Degradação atinge Grande Florianópolis
Em outras cidades da Grande Florianópolis, como Palhoça, as áreas de mangue também cedem lugar à ocupação urbana desordenada.
Osvaldo Tinoco, que todos os dias tira um tempo para juntar garrafas de plástico do meio dos mangues de Palhoça, afirma que cerca de 50% da população de Palhoça construiu sua casa em área de preservação.
- Meu pai sempre conta que antigamente os caranguejos apareciam aqui aos montes. Agora raramente eles saem. Os cuidados não são mais os mesmos - avalia.
Para o cartógrafo argentino e doutor em ambientes marinhos, Roque Dalotto, os grandes contrastes entre áreas planas e acidentadas do relevo brasileiro são agravantes para a ocupação dos mangues, a exemplo do ocorre na região de Palhoça.
- O local é um grande exemplo de uma área crítica, onde a região central cresceu para essas áreas - diz Dalloto, professor do curso de engenharia ambiental da Universidade do Sul de Santa Catarina (Unisul).
De acordo com o especialista, apesar de os mangues não serem tão frágeis quanto pareçam, nada justifica a ocupação e degradação de seu meio, já que é um berçário de procriação de espécies animais, além da biodiversidade que representa.
Preservação não tem regra bem definida
O presidente do Instituto de Planejamento Urbano de Florianópolis (Ipuf), Ildo Rosa, diz que os mangues contam com uma área de preservação dominante na Capital. Mas concorda que as autoridades ainda não têm claro qual a definição da extensão a ser preservada.
Rosa estima que até o primeiro semestre de 2007 o Ipuf, em parceria com a UFSC, vai apresentar uma definição técnica em relação as áreas de preservação, seja de mangues ou dunas.
- Sabemos que a cidade se expande para essas áreas - avalia.
Com o documento, muitas áreas já construídas poderão voltar ao poder público, comunica. Cita como exemplo o manguesal do Itacorubi, no Bairro Santa Mônica, região central da Capital.

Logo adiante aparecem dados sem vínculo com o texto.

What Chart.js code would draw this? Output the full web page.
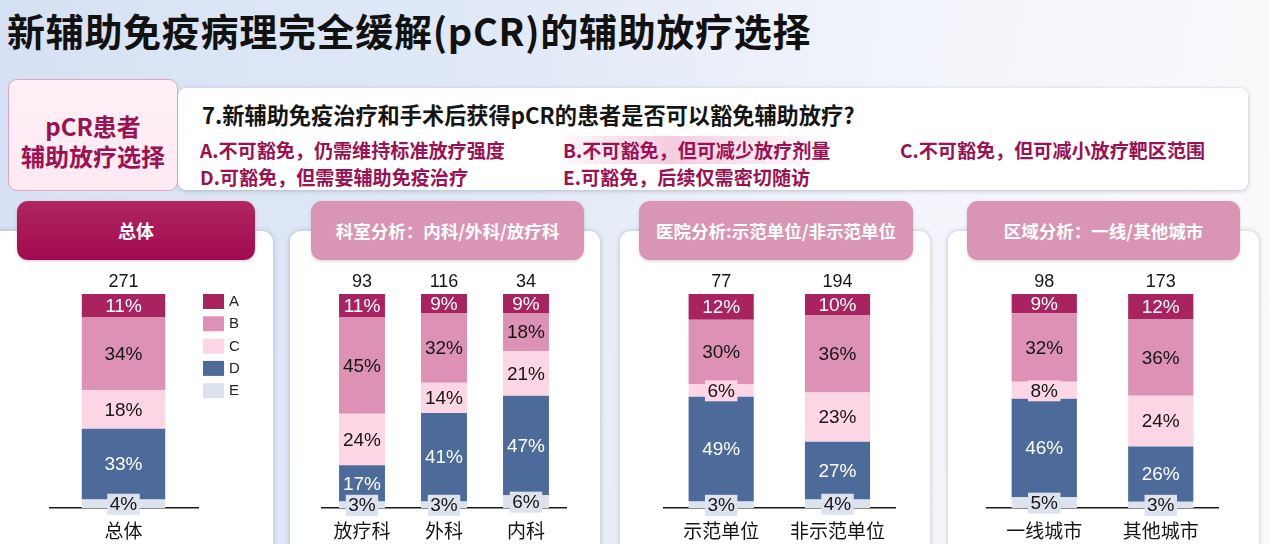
<!DOCTYPE html>
<html>
<head>
<meta charset="utf-8">
<script src="https://cdn.jsdelivr.net/npm/chart.js@4"></script>
<style>
  html, body { margin: 0; padding: 0; }
  body {
    width: 1269px; height: 544px; overflow: hidden; position: relative;
    font-family: "Noto Sans CJK SC", "Liberation Sans", sans-serif;
    background: linear-gradient(100deg, #d5e1f3 0%, #e2eaf7 40%, #f3f5fb 70%, #fdf9fb 100%);
  }
  .title {
    position: absolute; left: 7px; top: 2px; font-size: 38px; font-weight: 700;
    color: #111; letter-spacing: 0.7px; white-space: nowrap;
  }
  .tag {
    position: absolute; left: 8px; top: 79px; width: 170px; height: 112px; box-sizing: border-box;
    border: 1.5px solid #e2a2c0; border-radius: 9px;
    background: linear-gradient(180deg, #fdf0f6 0%, #fde9f2 100%);
    color: #9b1152; font-weight: 700; font-size: 24px; line-height: 30px;
    text-align: center; padding-top: 31px; z-index: 2;
  }
  .qbox {
    position: absolute; left: 178px; top: 88px; width: 1070px; height: 102px;
    background: #fff; border-radius: 8px; box-shadow: 0 1px 4px rgba(90,90,120,0.35);
  }
  .q { position: absolute; left: 24px; top: 10px; font-size: 22.2px; font-weight: 700; color: #151515; white-space: nowrap; }
  .opt { position: absolute; font-size: 19.1px; font-weight: 700; color: #9b1152; white-space: nowrap; }
  .hl { background: linear-gradient(90deg, rgba(240,190,215,0.1) 0%, rgba(236,170,202,0.6) 40%, rgba(245,205,225,0.0) 100%); padding-right: 6px; }
  .panel {
    position: absolute; top: 231px; height: 400px; background: #fff; border-radius: 11px;
    box-shadow: 0 0 5px rgba(90,90,120,0.35);
  }
  .pill {
    position: absolute; top: 201px; height: 59px; border-radius: 11px; color: #fff;
    font-weight: 700; font-size: 17.5px; text-align: center; line-height: 59px; white-space: nowrap;
    box-shadow: 0 1px 3px rgba(90,60,80,0.25);
  }
  .pill.dark { background: linear-gradient(180deg, #b0265f 0%, #a20a50 100%); font-size: 18px; }
  .pill.light { background: #d896b4; }
  canvas { position: absolute; }
</style>
</head>
<body>
<div class="title">新辅助免疫病理完全缓解(pCR)的辅助放疗选择</div>

<div class="qbox">
  <div class="q">7.新辅助免疫治疗和手术后获得pCR的患者是否可以豁免辅助放疗?</div>
  <div class="opt" style="left:22px; top:48px;">A.不可豁免，仍需维持标准放疗强度</div>
  <div class="opt" style="left:385px; top:48px;"><span class="hl">B.不可豁免，但可减少放疗剂量</span></div>
  <div class="opt" style="left:722px; top:48px;">C.不可豁免，但可减小放疗靶区范围</div>
  <div class="opt" style="left:22px; top:75px;">D.可豁免，但需要辅助免疫治疗</div>
  <div class="opt" style="left:385px; top:75px;">E.可豁免，后续仅需密切随访</div>
</div>
<div class="tag">pCR患者<br>辅助放疗选择</div>

<div class="panel" style="left:-12px; width:285px;"></div>
<div class="panel" style="left:290px; width:310px;"></div>
<div class="panel" style="left:620px; width:310px;"></div>
<div class="panel" style="left:948px; width:311px;"></div>

<div class="pill dark" style="left:17px; width:238px;">总体</div>
<div class="pill light" style="left:311px; width:273px;">科室分析：内科/外科/放疗科</div>
<div class="pill light" style="left:639px; width:274px;">医院分析:示范单位/非示范单位</div>
<div class="pill light" style="left:967px; width:273px;">区域分析：一线/其他城市</div>

<canvas id="c1" width="201" height="274" style="left:49px; top:270px;"></canvas>
<canvas id="c2" width="246" height="274" style="left:321px; top:270px;"></canvas>
<canvas id="c3" width="233" height="274" style="left:663px; top:270px;"></canvas>
<canvas id="c4" width="233" height="274" style="left:986px; top:270px;"></canvas>

<script>
// 选项与配色
const optionKeys = ['A', 'B', 'C', 'D', 'E'];
const optionColors = ['#a8235f', '#dd91b5', '#fdd6e6', '#4c6b9b', '#dce3ee'];
const labelColors = ['#ffffff', '#161616', '#161616', '#ffffff', '#161616'];

// 总体
const overallCats = ['总体'];
const overallN = [271];
const overallA = [11];
const overallB = [34];
const overallC = [18];
const overallD = [33];
const overallE = [4];

// 科室分析
const deptCats = ['放疗科', '外科', '内科'];
const deptN = [93, 116, 34];
const deptA = [11, 9, 9];
const deptB = [45, 32, 18];
const deptC = [24, 14, 21];
const deptD = [17, 41, 47];
const deptE = [3, 3, 6];

// 医院分析
const hospCats = ['示范单位', '非示范单位'];
const hospN = [77, 194];
const hospA = [12, 10];
const hospB = [30, 36];
const hospC = [6, 23];
const hospD = [49, 27];
const hospE = [3, 4];

// 区域分析
const cityCats = ['一线城市', '其他城市'];
const cityN = [98, 173];
const cityA = [9, 12];
const cityB = [32, 36];
const cityC = [8, 24];
const cityD = [46, 26];
const cityE = [5, 3];

const numFont = '"Liberation Sans", Arial, sans-serif';

// 每段的百分比标签 + 顶部样本数
const segLabels = {
  id: 'segLabels',
  afterDatasetsDraw(chart) {
    const ctx = chart.ctx;
    ctx.save();
    ctx.textAlign = 'center';
    ctx.textBaseline = 'middle';
    ctx.font = '19px ' + numFont;
    chart.data.datasets.forEach((ds, i) => {
      chart.getDatasetMeta(i).data.forEach((bar, j) => {
        const txt = ds.raw[j] + '%';
        const y = (bar.y + bar.base) / 2 + 1;
        const h = Math.abs(bar.base - bar.y);
        if (h < 18) {
          const w = ctx.measureText(txt).width + 5;
          ctx.fillStyle = ds.backgroundColor;
          ctx.fillRect(bar.x - w / 2, y - 11, w, 21);
        }
        ctx.fillStyle = ds.textColor;
        ctx.fillText(txt, bar.x, y);
      });
    });
    // 样本数
    ctx.font = '18px ' + numFont;
    ctx.fillStyle = '#151515';
    const top = chart.getDatasetMeta(chart.data.datasets.length - 1).data;
    chart.options.plugins.segLabels.totals.forEach((n, j) => {
      ctx.fillText(String(n), top[j].x, top[j].y - 12);
    });
    ctx.restore();
  }
};

// 总体图右侧图例 (A 在上)
const sideLegend = {
  id: 'sideLegend',
  afterDraw(chart, args, opts) {
    if (!opts.show) return;
    const ctx = chart.ctx;
    ctx.save();
    ctx.font = '15px ' + numFont;
    ctx.textBaseline = 'middle';
    const items = chart.data.datasets.slice().reverse();
    items.forEach((ds, i) => {
      const y = chart.chartArea.top + i * 22.3;
      ctx.fillStyle = ds.backgroundColor;
      ctx.fillRect(154, y, 21, 15);
      ctx.fillStyle = '#222';
      ctx.fillText(ds.label, 180, y + 8);
    });
    ctx.restore();
  }
};

function makeChart(id, cats, totals, rows, rightPad, showLegend) {
  const sums = cats.map((c, j) => rows.reduce((s, r) => s + r[j], 0));
  // E 在底部，A 在顶部
  const datasets = optionKeys.map((k, i) => ({
    label: k,
    raw: rows[i],
    data: rows[i].map((v, j) => v / sums[j] * 100),
    backgroundColor: optionColors[i],
    textColor: labelColors[i],
    borderWidth: 0,
    categoryPercentage: 0.56,
    barPercentage: 1,
  })).reverse();
  return new Chart(document.getElementById(id), {
    type: 'bar',
    data: { labels: cats, datasets: datasets },
    options: {
      responsive: false,
      animation: false,
      layout: { padding: { top: 24, right: rightPad, left: 0, bottom: 0 } },
      plugins: {
        legend: { display: false },
        tooltip: { enabled: false },
        segLabels: { totals: totals },
        sideLegend: { show: showLegend },
      },
      scales: {
        x: {
          stacked: true,
          grid: { display: false, drawTicks: false },
          border: { display: true, color: '#1a1a1a', width: 1.5 },
          ticks: { color: '#151515', padding: 11, font: { size: 19, family: '"Noto Sans CJK SC", sans-serif' } },
          afterFit(scale) { scale.height = 36; },
        },
        y: { stacked: true, display: false, min: 0, max: 100 },
      },
    },
    plugins: [segLabels, sideLegend],
  });
}

makeChart('c1', overallCats, overallN, [overallA, overallB, overallC, overallD, overallE], 52, true);
makeChart('c2', deptCats, deptN, [deptA, deptB, deptC, deptD, deptE], 0, false);
makeChart('c3', hospCats, hospN, [hospA, hospB, hospC, hospD, hospE], 0, false);
makeChart('c4', cityCats, cityN, [cityA, cityB, cityC, cityD, cityE], 0, false);
</script>
</body>
</html>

Os proprietário das construções em torno dessa área deverão passar por uma termo de ajustamento de conduta.
- Nos locais de edificações consolidadas em áreas de preservação, a saída vai ser aplicar o ajustamento de conduta e investir o dinheiro arrecadado com esse acordo em saneamento para a própria região danificada - antecipa Rosa.
As novas medidas de construção em mangues constarão no novo plano diretor de Florianópolis, que estará pronto no segundo semestre de 2007.
Carijós resiste ao crescimento
Biólogo do Ibama, Marcelo Kammern destaca que, numa observação rápida no manguesal de Carijós, na Capital, é possível identificar mais de 30 espécies de aves. Mas segundo ele, em todo o Brasil essas locais contam com um pouco de poluição.
Os mais poluídos estão em áreas urbanizadas. No Rio de Janeiro, o problema é nítido na Baía de Guanabara. Em São Paulo, a poluição fica estampada em Cubatão. Já em Santa Catarina, além da ocupação de Florianópolis e Palhoça, Joinville, Norte do Estado, não escapa dos problemas, segundo Kammern.
O biólogo informa que apesar de não haver estudo algum sobre o assunto, pior do que comer um caranguejo contaminado pela poluição orgânica é ingerir um que vive em locais com poluição química, como em Joinville.
Soriano Sierra, doutor em ecologia de ecossistema, é rápido em afirmar que comeria tranqüilamente um caranguejo retirado do manguesal de Ratones (Norte da Ilha), na reserva ecológica de Carijós. Mas jamais provaria o crustáceo retirado da região de Itacorubi.